** Problem requirements **
Search the material for the string "with", then return every line where it is found.

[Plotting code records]
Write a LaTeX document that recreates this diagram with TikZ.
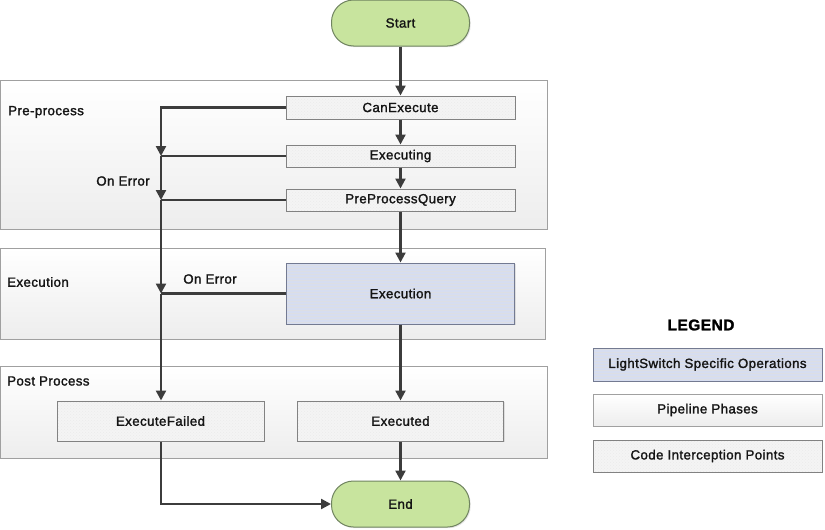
\documentclass[tikz,border=0pt]{standalone}
\usepackage{fontspec}
\setmainfont{Liberation Sans}[FakeBold=1.6,LetterSpace=3]
\usetikzlibrary{arrows.meta,shadows,patterns}
\definecolor{linec}{HTML}{3C3C3C}
\definecolor{termfill}{RGB}{200,228,158}
\definecolor{termdraw}{RGB}{112,132,96}
\definecolor{phasedraw}{RGB}{160,160,160}
\definecolor{icfill}{RGB}{244,244,244}
\definecolor{icdraw}{RGB}{130,130,130}
\definecolor{opfill}{RGB}{214,221,240}
\definecolor{opdraw}{RGB}{115,122,145}
\tikzset{
  lbl/.style={font=\fontsize{13.3}{15}\selectfont, text=black!92},
  shad/.style={drop shadow={shadow xshift=1.2pt, shadow yshift=-1.2pt, opacity=0.2}},
  term/.style={lbl, draw=termdraw, line width=1pt, fill=termfill, rounded corners=22pt,
    minimum width=138pt, minimum height=46pt, inner sep=0pt, shad},
  phase/.style={draw=phasedraw, line width=1pt, top color=white, bottom color=black!7,
    inner sep=0pt},
  icept/.style={lbl, shad, preaction={fill=icfill}, pattern=crosshatch dots,
    pattern color=black!8, draw=icdraw, line width=1pt,
    inner sep=0pt, minimum width=229pt},
  oper/.style={lbl, shad, preaction={fill=opfill}, pattern=horizontal lines,
    pattern color=opdraw!25, draw=opdraw, line width=1pt,
    inner sep=0pt, minimum width=229pt},
  phaselbl/.style={lbl, anchor=west, inner sep=0pt},
  conn/.style={draw=linec, line width=2.3pt},
  arr/.style={conn, -{Triangle[length=10pt,width=10pt]}},
}
\begin{document}
\begin{tikzpicture}[x=1pt,y=-1pt]
\useasboundingbox[fill=white] (0,0) rectangle (825,530);

% phases
\node[phase, minimum width=547pt, minimum height=149pt] (pre) at (274,154.5) {};
\node[phase, minimum width=545pt, minimum height=91pt] (exph) at (273,293.5) {};
\node[phase, minimum width=547pt, minimum height=92pt] (post) at (274,412) {};
\node[phaselbl] (prelbl) at (8,112) {Pre-process};
\node[phaselbl] (exlbl) at (7,282) {Execution};
\node[phaselbl] (postlbl) at (7,381) {Post Process};

% terminals
\node[term] (start) at (400.5,23) {Start};
\node[term] (end) at (400.5,504) {End};

% interception points
\node[icept, minimum height=23pt] (canexec) at (400.5,107.5) {CanExecute};
\node[icept, minimum height=22pt] (executing) at (400.5,156) {Executing};
\node[icept, minimum height=22pt] (ppq) at (400.5,200) {PreProcessQuery};
\node[oper, minimum width=228pt, minimum height=61pt] (execution) at (400.5,293.5) {Execution};
\node[icept, minimum width=207pt, minimum height=40pt] (failed) at (160.5,421) {ExecuteFailed};
\node[icept, minimum width=206pt, minimum height=40pt] (executed) at (400.5,421) {Executed};

% error labels
\node[lbl] (err1) at (123,181) {On Error};
\node[lbl] (err2) at (210,279) {On Error};

% main flow
\coordinate (ex) at (161,0);
\draw[arr] (start.south) -- (canexec.north);
\draw[arr] (canexec.south) -- (executing.north);
\draw[arr] (executing.south) -- (ppq.north);
\draw[arr] (ppq.south) -- (execution.north);
\draw[arr] (execution.south) -- (executed.north);
\draw[arr] (executed.south) -- (end.north);

% error flow
\draw[conn] (canexec.west) -- (canexec.west -| ex) coordinate (j1);
\draw[conn] (executing.west) -- (executing.west -| ex) coordinate (j2);
\draw[conn] (ppq.west) -- (ppq.west -| ex) coordinate (j3);
\draw[conn] (execution.west) -- (execution.west -| ex) coordinate (j4);
\draw[arr] ([yshift=1.15pt]j1) -- (j2);
\draw[arr] (j2) -- (j3);
\draw[arr] (j3) -- (j4);
\draw[arr] (j4) -- (failed.north -| ex);
\draw[arr] (failed.south -| ex) |- (end.west);

% legend
\node[font=\fontsize{15.5}{18}\selectfont\bfseries] (legend) at (701,325) {LEGEND};
\node[oper, minimum height=33pt] (lg1) at (707.5,364.5) {LightSwitch Specific Operations};
\node[phase, lbl, shad, minimum width=229pt, minimum height=32pt] (lg2) at (707.5,410) {Pipeline Phases};
\node[icept, minimum height=32pt] (lg3) at (707.5,456) {Code Interception Points};
\end{tikzpicture}
\end{document}
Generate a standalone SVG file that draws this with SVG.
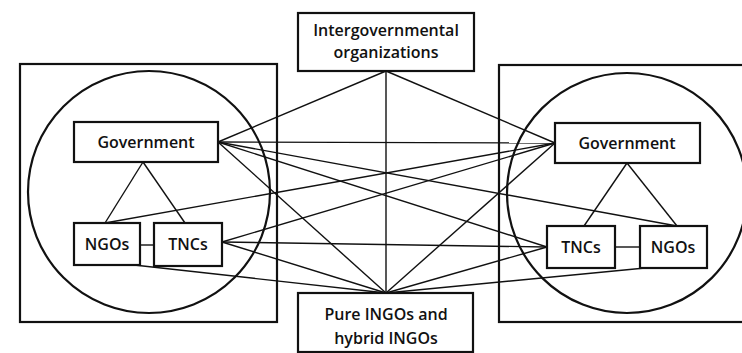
<svg xmlns="http://www.w3.org/2000/svg" width="742" height="353" viewBox="0 0 742 353">
<style>
.frame{fill:none;stroke:#111;stroke-width:2.2}
.box{fill:#fff;stroke:#111;stroke-width:2.2}
.circ{fill:none;stroke:#111;stroke-width:2.2}
.ln{fill:none;stroke:#111;stroke-width:1.4}
text{font-family:"Open Sans","Noto Sans",sans-serif;font-size:16px;font-weight:600;fill:#111;text-anchor:middle}
</style>
<rect width="742" height="353" fill="#fff"/>
<g id="left-country">
<rect class="frame" x="20" y="64" width="257" height="258"/>
<circle class="circ" cx="149" cy="192" r="121"/>
</g>
<g id="right-country">
<rect class="frame" x="499" y="65" width="250" height="257"/>
<circle class="circ" cx="627" cy="193" r="120"/>
</g>
<g id="connectors">
<line class="ln" x1="143" y1="162" x2="105" y2="223"/>
<line class="ln" x1="143" y1="162" x2="185" y2="223"/>
<line class="ln" x1="140" y1="245" x2="154" y2="245"/>
<line class="ln" x1="627" y1="163" x2="584" y2="226"/>
<line class="ln" x1="627" y1="163" x2="677" y2="226"/>
<line class="ln" x1="615" y1="247" x2="640" y2="247"/>
<line class="ln" x1="386" y1="71" x2="218" y2="142"/>
<line class="ln" x1="386" y1="71" x2="555" y2="143"/>
<line class="ln" x1="386" y1="71" x2="386" y2="293"/>
<line class="ln" x1="218" y1="142" x2="555" y2="143"/>
<line class="ln" x1="218" y1="142" x2="677" y2="226"/>
<line class="ln" x1="218" y1="142" x2="547" y2="247"/>
<line class="ln" x1="218" y1="142" x2="386" y2="293"/>
<line class="ln" x1="105" y1="223" x2="555" y2="143"/>
<line class="ln" x1="222" y1="242" x2="555" y2="143"/>
<line class="ln" x1="222" y1="242" x2="547" y2="247"/>
<line class="ln" x1="222" y1="242" x2="386" y2="293"/>
<line class="ln" x1="134" y1="265" x2="386" y2="293"/>
<line class="ln" x1="555" y1="143" x2="386" y2="293"/>
<line class="ln" x1="547" y1="247" x2="386" y2="293"/>
<line class="ln" x1="645" y1="268" x2="386" y2="293"/>
</g>
<g id="igo">
<rect class="box" x="298" y="13" width="176" height="58"/>
<text x="386" y="36">Intergovernmental</text>
<text x="386" y="58">organizations</text>
</g>
<g id="ingo">
<rect class="box" x="298" y="293" width="175" height="59"/>
<text x="386" y="320">Pure INGOs and</text>
<text x="386" y="344">hybrid INGOs</text>
</g>
<g id="left-government">
<rect class="box" x="74" y="122" width="144" height="40"/>
<text x="146" y="148">Government</text>
</g>
<g id="left-ngos">
<rect class="box" x="74" y="223" width="66" height="42"/>
<text x="107" y="250">NGOs</text>
</g>
<g id="left-tncs">
<rect class="box" x="154" y="223" width="68" height="43"/>
<text x="188" y="250">TNCs</text>
</g>
<g id="right-government">
<rect class="box" x="555" y="123" width="145" height="40"/>
<text x="627" y="149">Government</text>
</g>
<g id="right-tncs">
<rect class="box" x="547" y="226" width="68" height="42"/>
<text x="581" y="253">TNCs</text>
</g>
<g id="right-ngos">
<rect class="box" x="640" y="226" width="67" height="42"/>
<text x="673" y="253">NGOs</text>
</g>
</svg>
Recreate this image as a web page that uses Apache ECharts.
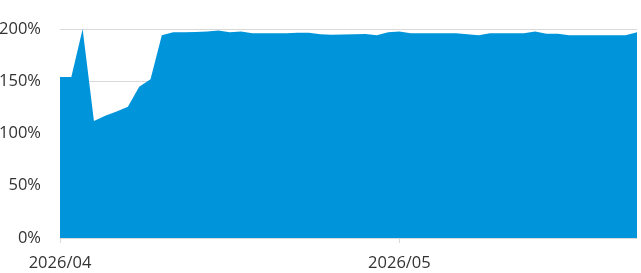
<!DOCTYPE html>
<html>
<head>
<meta charset="utf-8">
<script src="https://cdn.jsdelivr.net/npm/echarts@6/dist/echarts.min.js"></script>
<style>
    html, body { margin: 0; padding: 0; background: #fff; }
    #chart { width: 641px; height: 273px; }
</style>
</head>
<body>
<div id="chart"></div>
<script>
// 日期（4/1 ~ 5/22）
const days = [];
for (let d = 1; d <= 30; d++) days.push('2026/04/' + String(d).padStart(2, '0'));
for (let d = 1; d <= 22; d++) days.push('2026/05/' + String(d).padStart(2, '0'));

// 每日数值（%）
const values = [
    154, 154, 200, 112, 117, 121, 125.6, 144.8, 151.9, 194,
    197, 197, 197.2, 197.5, 198.5, 197, 197.5, 196, 196, 196,
    196, 196.5, 196.5, 195, 194.5, 194.8, 195, 195.2, 194, 197,
    197.5, 196, 196, 196, 196, 196, 195, 194, 196, 196,
    196, 196, 197.5, 195.5, 195.5, 194, 194, 194, 194, 194,
    194, 197
];

// 月份刻度标签
const monthTicks = ['2026/04/01', '2026/05/01'];

const chart = echarts.init(document.getElementById('chart'), null, { renderer: 'canvas' });

const textStyle = {
    fontFamily: 'Open Sans',
    fontSize: 16.5,
    color: '#333333'
};

chart.setOption({
    animation: false,
    grid: { left: 60, right: 4, top: 29, bottom: 35, outerBoundsMode: 'none' },
    xAxis: {
        type: 'category',
        data: days,
        boundaryGap: false,
        axisLine: { lineStyle: { color: '#d9d9d9' } },
        axisTick: {
            show: true,
            length: 5,
            lineStyle: { color: '#d9d9d9' },
            interval: (i, v) => monthTicks.includes(v)
        },
        axisLabel: {
            ...textStyle,
            margin: 17,
            interval: (i, v) => monthTicks.includes(v),
            formatter: v => v.slice(0, 7)
        },
        splitLine: { show: false }
    },
    yAxis: {
        type: 'value',
        min: 0,
        max: 200,
        interval: 50,
        axisLine: { show: false },
        axisTick: { show: false },
        axisLabel: { ...textStyle, margin: 19, formatter: '{value}%' },
        splitLine: { lineStyle: { color: '#d9d9d9' } }
    },
    series: [{
        type: 'line',
        data: values,
        symbol: 'none',
        lineStyle: { width: 0 },
        areaStyle: { color: '#0095DA', opacity: 1 }
    }]
});
</script>
</body>
</html>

** Output of the exercise **
Write a LaTeX document that recreates this diagram with TikZ.
Generate a standalone SVG file that draws this with SVG.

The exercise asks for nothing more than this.